A weak yen is more favourable for achieving this goal than a strong yen, which would push down prices and hurt exports, he added.

“It’s true some sectors could suffer from a weak yen. But as a whole, the merits of a weak yen outweigh the demerits,” Noguchi told a news conference.

The remarks echo those of Bank of Japan Governor Haruhiko Kuroda, who has consistently preached the benefits of a weak yen such as the boost it gives to Japanese firms’ overseas profits.

Once welcomed as giving a boost to exports, a weak yen has become a headache for Japanese policymakers as it inflates the cost of fuel and raw material imports, which are already soaring due to the war in Ukraine.

Some analysts and lawmakers have blamed the BOJ’s ultra-low interest rate policy for fuelling unwelcome yen declines.

Noguchi said Japan’s core consumer inflation may exceed the central bank’s 2% target from April on rising energy costs and the dissipating effect of past cellphone fee cuts.

But with the increase clearly driven by external factors rather than a recovery in domestic demand, the BOJ must keep monetary policy ultra-loose to support the economy, he said.

“Japan is not experiencing the kind of high inflation seen in many other countries,” Noguchi said in a speech prior to the news conference.

“In a country still mired in a sticky deflationary mindset, it will take significant time to stably achieve our 2% inflation target and justify a withdrawal of stimulus,” he said.

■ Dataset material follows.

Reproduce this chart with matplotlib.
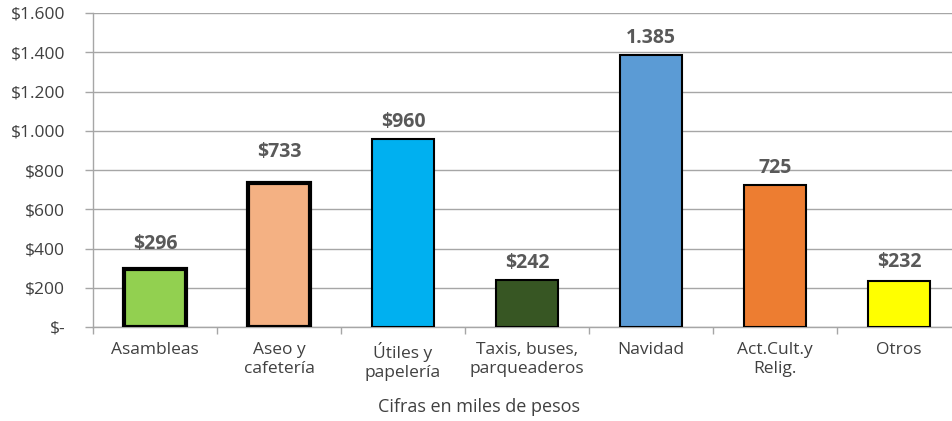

Japan has not been immune from surging fuel and commodity prices with wholesale inflation hitting record highs. Analysts also expect consumer inflation to hit or even exceed the BOJ’s 2% inflation target as early as this month.

The proportion of Japanese households expecting prices to rise a year from now has hit a 14-year high, a central bank survey showed on Thursday, as inflationary pressures from rising raw material costs grew.